Thirty-three-year old Sonny Thompson, homeless for 2/3rds of his life, recounts his personal discovery that “some of the grimmest, some of the dirtiest people can be some of the best friends you’ll ever have, or the people with the most heart who will actually help you in your time of need.” Robin Lee, age 35 and homeless, on and off, since she was 18, clasps her hands together and explains to Gumpert that “this works in a lot of different ways.” Says Lee: “You give, I give. You’re sick one day and you don’t have much, and I have a plethora of things. I’m going to make sure that you’re taken care of and you’re going to reciprocate that when you see another person sick.”

Helping Families In Need

Even more hopeful are some of the first-person stories accompanying the group portraits that Gumpert took at Compass Family Services, which helps low-income San Franciscans find stable housing and employment. There, the photographer often posed family groups against brightly colored floral backgrounds. Douglas Marlowe Jones and Juthaporn Chalocicheep, who spent five years living under a bridge, are pictured with their two-year old son Douglas. They now have housing and Juthaporn has finished college, but, on behalf of those still struggling, she appeals for “your compassion, understanding and kindness.”
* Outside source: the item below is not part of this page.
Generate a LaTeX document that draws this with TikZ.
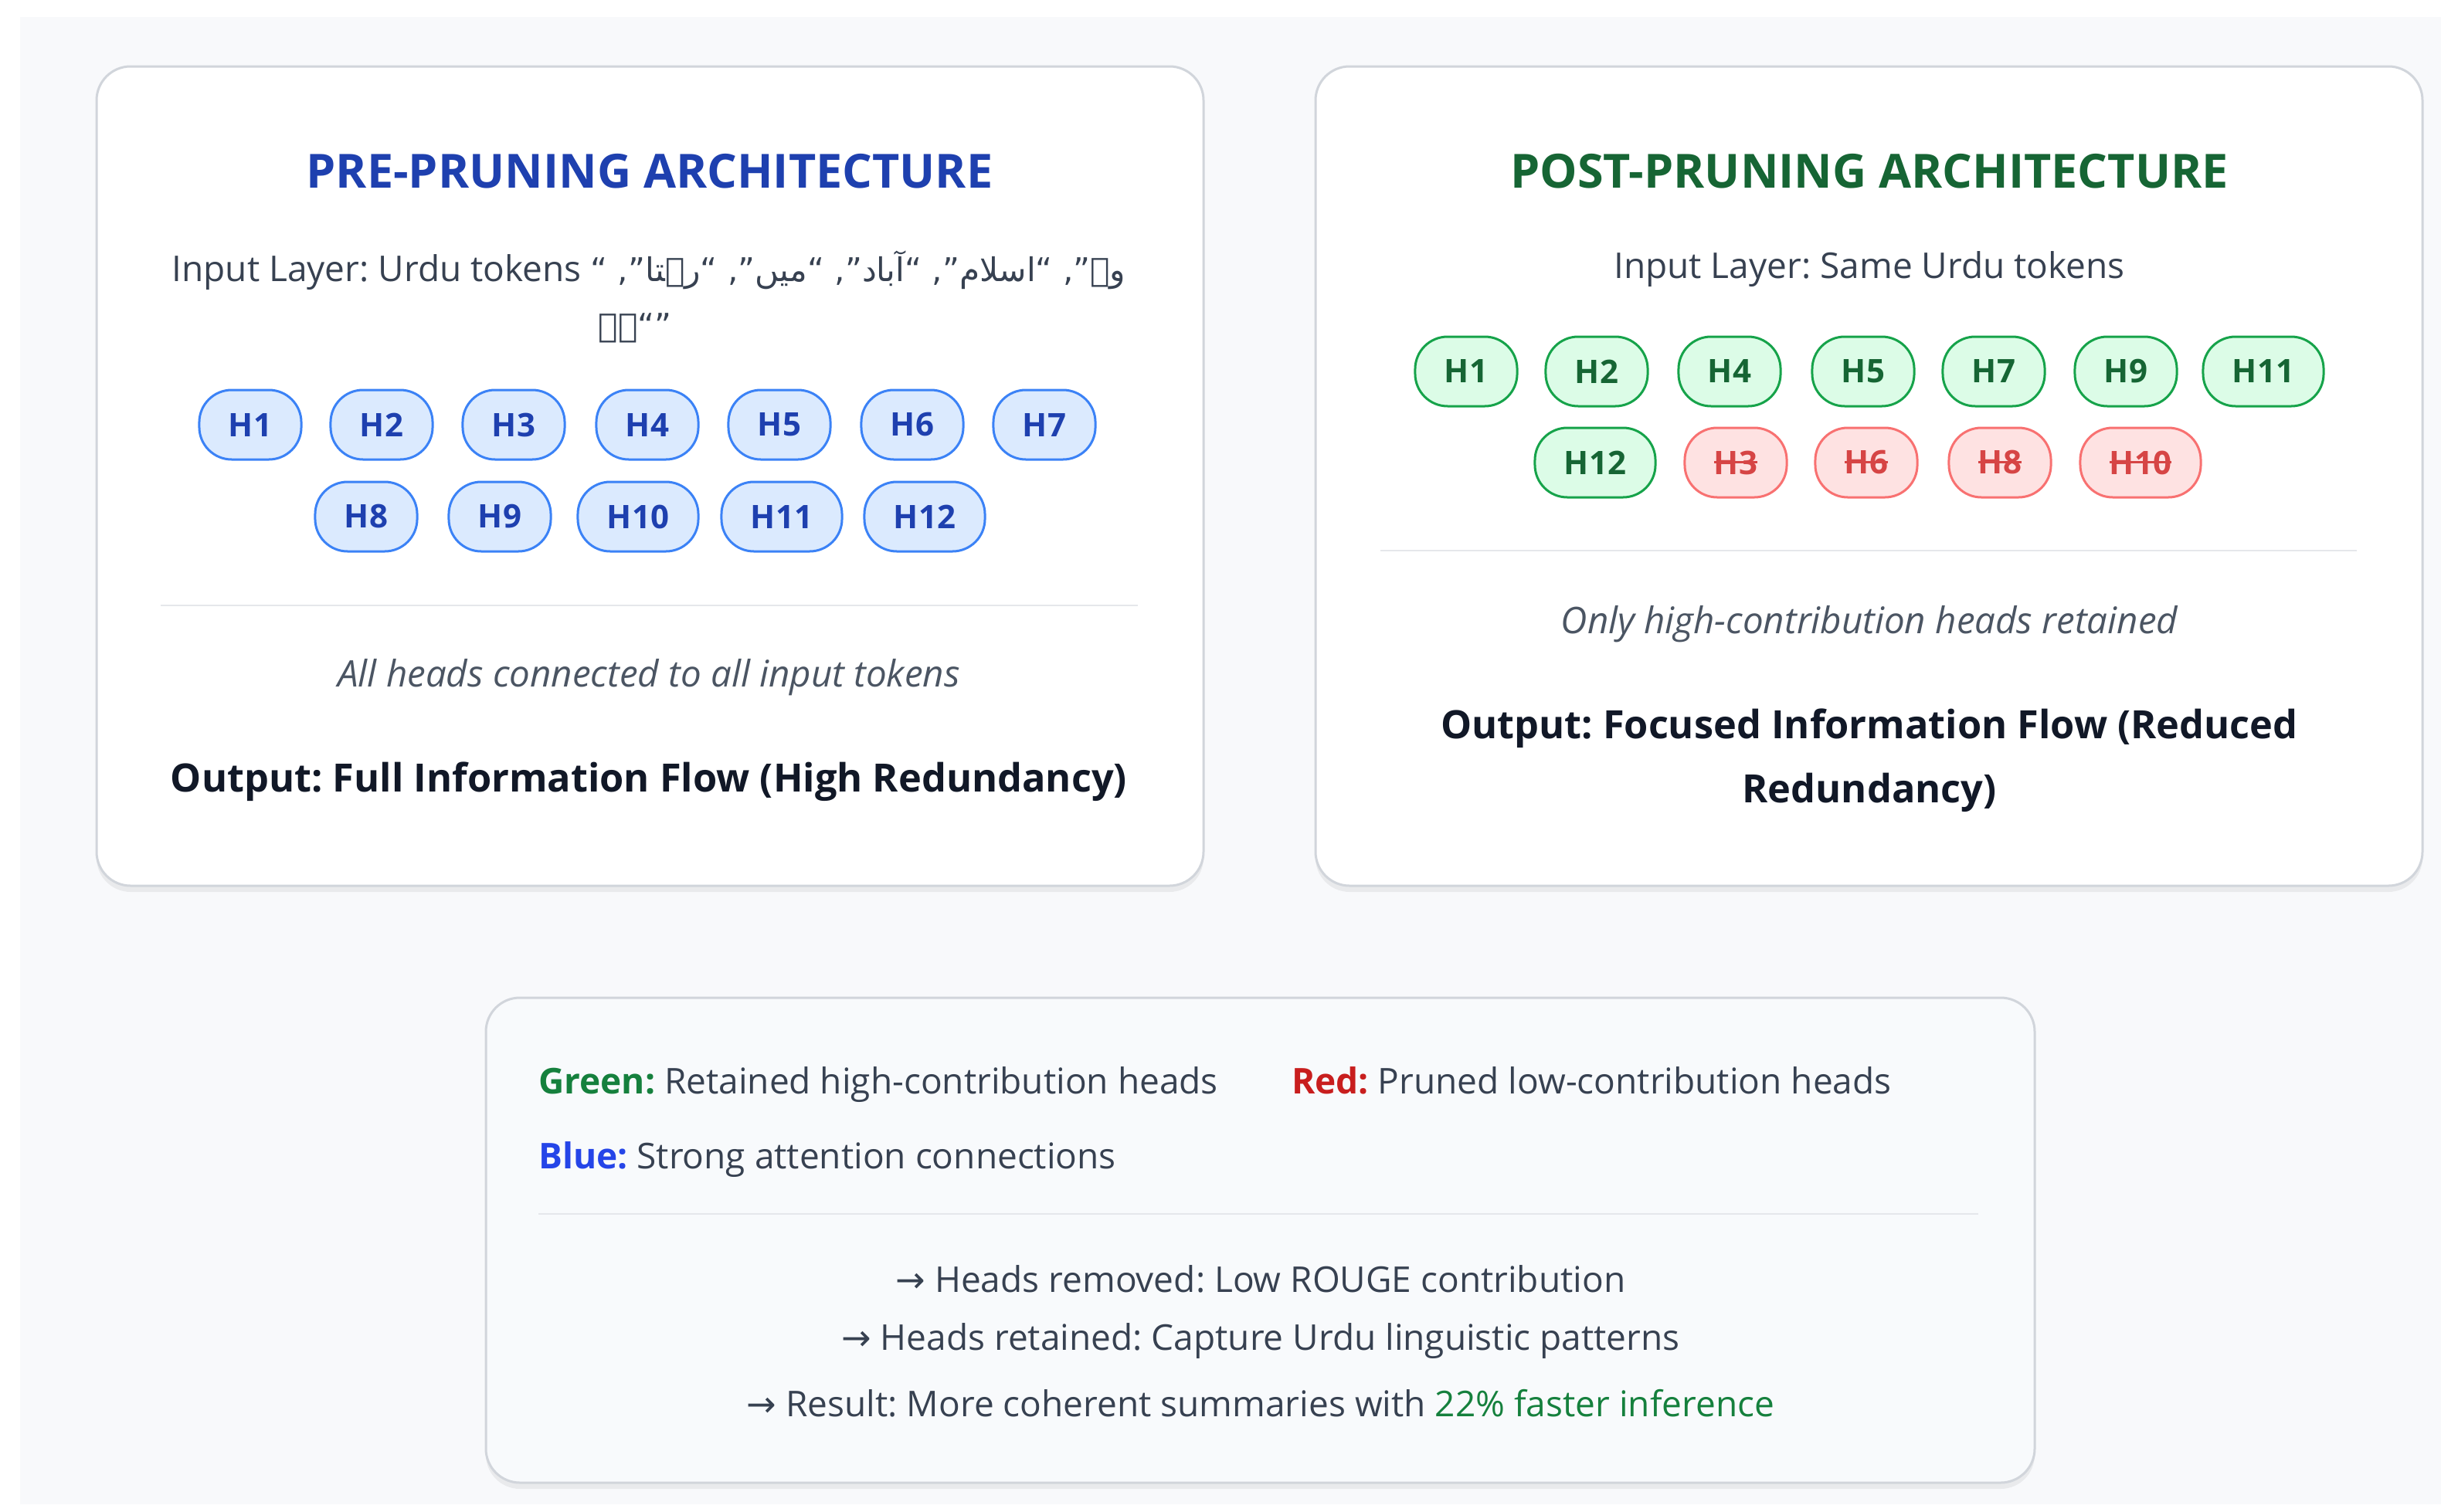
\documentclass[tikz,border=0pt]{standalone}
\usepackage{fontspec}
\setmainfont{Open Sans}
\newfontfamily\urdu[Script=Arabic,Scale=0.92]{DejaVu Sans}
\newfontfamily\arrowfont{DejaVu Sans}
\TeXXeTstate=1
\frenchspacing
\usetikzlibrary{shadows}
\newlength\strklen
\newcommand\strk[1]{\settowidth\strklen{#1}\rlap{#1}\rule[0.33em]{\strklen}{3pt}}
\definecolor{pagebg}{HTML}{F8F9FB}
\definecolor{cardborder}{HTML}{D1D5DB}
\definecolor{divider}{HTML}{E5E7EB}
\definecolor{legendfill}{HTML}{F8FAFC}
\definecolor{titleblue}{HTML}{1E40AF}
\definecolor{titlegreen}{HTML}{166534}
\definecolor{bodytext}{HTML}{374151}
\definecolor{mutedtext}{HTML}{4B5563}
\definecolor{darktext}{HTML}{111827}
\definecolor{bluefill}{HTML}{DBEAFE}
\definecolor{blueline}{HTML}{3B82F6}
\definecolor{bluetext}{HTML}{1E40AF}
\definecolor{greenfill}{HTML}{DCFCE7}
\definecolor{greenline}{HTML}{16A34A}
\definecolor{greentext}{HTML}{166534}
\definecolor{redfill}{HTML}{FEE2E2}
\definecolor{redline}{HTML}{F87171}
\definecolor{redtext}{HTML}{D64545}
\definecolor{labgreen}{HTML}{15803D}
\definecolor{labred}{HTML}{C81E1E}
\definecolor{labblue}{HTML}{2545E8}
\tikzset{
  card/.style={draw=cardborder, line width=3pt, fill=white, rounded corners=44pt,
    drop shadow={shadow xshift=0pt, shadow yshift=-8pt, opacity=0.06, fill=black}},
  legendbox/.style={draw=cardborder, line width=3pt, fill=legendfill, rounded corners=44pt,
    drop shadow={shadow xshift=0pt, shadow yshift=-8pt, opacity=0.06, fill=black}},
  pill/.style={line width=3pt, rounded corners=42pt, minimum height=90pt, inner xsep=38pt,
    inner ysep=0pt, font=\fontsize{42}{50}\selectfont\bfseries},
  bpill/.style={pill, draw=blueline, fill=bluefill, text=bluetext},
  gpill/.style={pill, draw=greenline, fill=greenfill, text=greentext},
  rpill/.style={pill, draw=redline, fill=redfill, text=redtext},
  title/.style={font=\fontsize{61}{70}\selectfont\bfseries},
  body/.style={font=\fontsize{46}{54}\selectfont, text=bodytext},
  note/.style={font=\fontsize{47.5}{56}\selectfont\itshape, text=mutedtext},
  outtext/.style={font=\fontsize{50.5}{62}\selectfont\bfseries, text=darktext},
  legtext/.style={font=\fontsize{46}{54}\selectfont, text=bodytext},
  rule/.style={draw=divider, line width=2.5pt}
}
\begin{document}
\begin{tikzpicture}[x=1pt,y=-1pt]
\useasboundingbox (0,0) rectangle (3160,1957);
\fill[white] (0,0) rectangle (3160,1957);
\fill[pagebg] (26,22) rectangle (3160,1948);

% cards
\draw[card] (125,86) rectangle (1558,1147);
\draw[card] (1703,86) rectangle (3136,1147);
\draw[legendbox] (629,1292) rectangle (2634,1920);

% left card
\node[title, text=titleblue] (ltitle) at (841,222) {PRE-PRUNING ARCHITECTURE};
\node[body] (linput) at (840,350) {Input Layer: Urdu tokens {\urdu\beginR وہ”, “اسلام”, “آباد”, “میں”, “رہتا”, “\endR}};
\node[body] (linput2) at (822,425) {{\urdu\beginR ”“ہے\endR}};

\node[bpill] (lh1) at (324,550) {H1};
\node[bpill] (lh2) at (494,550) {H2};
\node[bpill] (lh3) at (665,550) {H3};
\node[bpill] (lh4) at (838,550) {H4};
\node[bpill] (lh5) at (1009,550) {H5};
\node[bpill] (lh6) at (1181,550) {H6};
\node[bpill] (lh7) at (1352,550) {H7};
\node[bpill] (lh8) at (474,669) {H8};
\node[bpill] (lh9) at (647,669) {H9};
\node[bpill] (lh10) at (826,669) {H10};
\node[bpill] (lh11) at (1012,669) {H11};
\node[bpill] (lh12) at (1197,669) {H12};

\draw[rule] (208,784) -- (1473,784);
\node[note] (lnote) at (840,877) {All heads connected to all input tokens};
\node[outtext] (lout) at (840,1012) {Output: Full Information Flow (High Redundancy)};

% right card
\node[title, text=titlegreen] (rtitle) at (2420,222) {POST-PRUNING ARCHITECTURE};
\node[body] (rinput) at (2420,349) {Input Layer: Same Urdu tokens};

\node[gpill] (rh1) at (1898,481) {H1};
\node[gpill] (rh2) at (2067,481) {H2};
\node[gpill] (rh4) at (2239,481) {H4};
\node[gpill] (rh5) at (2412,481) {H5};
\node[gpill] (rh7) at (2581,481) {H7};
\node[gpill] (rh9) at (2752,481) {H9};
\node[gpill] (rh11) at (2930,481) {H11};
\node[gpill] (rh12) at (2065,599) {H12};
\node[rpill] (rh3) at (2247,599) {\strk{H3}};
\node[rpill] (rh6) at (2416,599) {\strk{H6}};
\node[rpill] (rh8) at (2589,599) {\strk{H8}};
\node[rpill] (rh10) at (2771,599) {\strk{H10}};

\draw[rule] (1787,713) -- (3051,713);
\node[note] (rnote) at (2420,808) {Only high-contribution heads retained};
\node[outtext] (rout1) at (2420,943) {Output: Focused Information Flow (Reduced};
\node[outtext] (rout2) at (2420,1026) {Redundancy)};

% legend
\node[legtext, anchor=base west, inner xsep=0pt] (lg1) at (697,1416) {{\bfseries\color{labgreen}Green:} Retained high-contribution heads};
\node[legtext, anchor=base west, inner xsep=0pt] (lg2) at (1672,1416) {{\bfseries\color{labred}Red:} Pruned low-contribution heads};
\node[legtext, anchor=base west, inner xsep=0pt] (lg3) at (697,1513) {{\bfseries\color{labblue}Blue:} Strong attention connections};
\draw[rule] (697,1572) -- (2561,1572);
\node[legtext] (lr1) at (1632,1656) {{\arrowfont →} Heads removed: Low ROUGE contribution};
\node[legtext] (lr2) at (1632,1737) {{\arrowfont →} Heads retained: Capture Urdu linguistic patterns};
\node[legtext] (lr3) at (1632,1817) {{\arrowfont →} Result: More coherent summaries with {\color{labgreen}22\% faster inference}};
\end{tikzpicture}
\end{document}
JR and Dynasty Toney stood shoulder to shoulder with their two daughters; when photographed by Gumpert. At the time, all were living together in a shelter, juggling work, school, and a search for permanent affordable housing, where neither parent would have to worry about “where the girls are going to shower every day.” Robert House and his pregnant wife Tarah, could be any casually dressed professional couple in San Francisco with jobs and an apartment. Instead they’re posed with their daughter Kamden in Robert’s arms, two roller-bag suitcases packed and ready to go at their feet, and a reminder to readers of Division Street that, in Tarah’s words, “some people are doing everything they can to better themselves and it’s just simply not enough…We are probably on fifteen different waiting lists.”

The strength of Gumpert’s book lies not in any multi-point programs to end homelessness, which Division Street does not provide. Rather, the photographer’s project is simply to remind fellow Californians, and readers everywhere, that the many people living in tents, boxes, under bridges and by the highways in our midst are human beings too, whose complicated lives are not likely to improve until their basic need for shelter is far better met.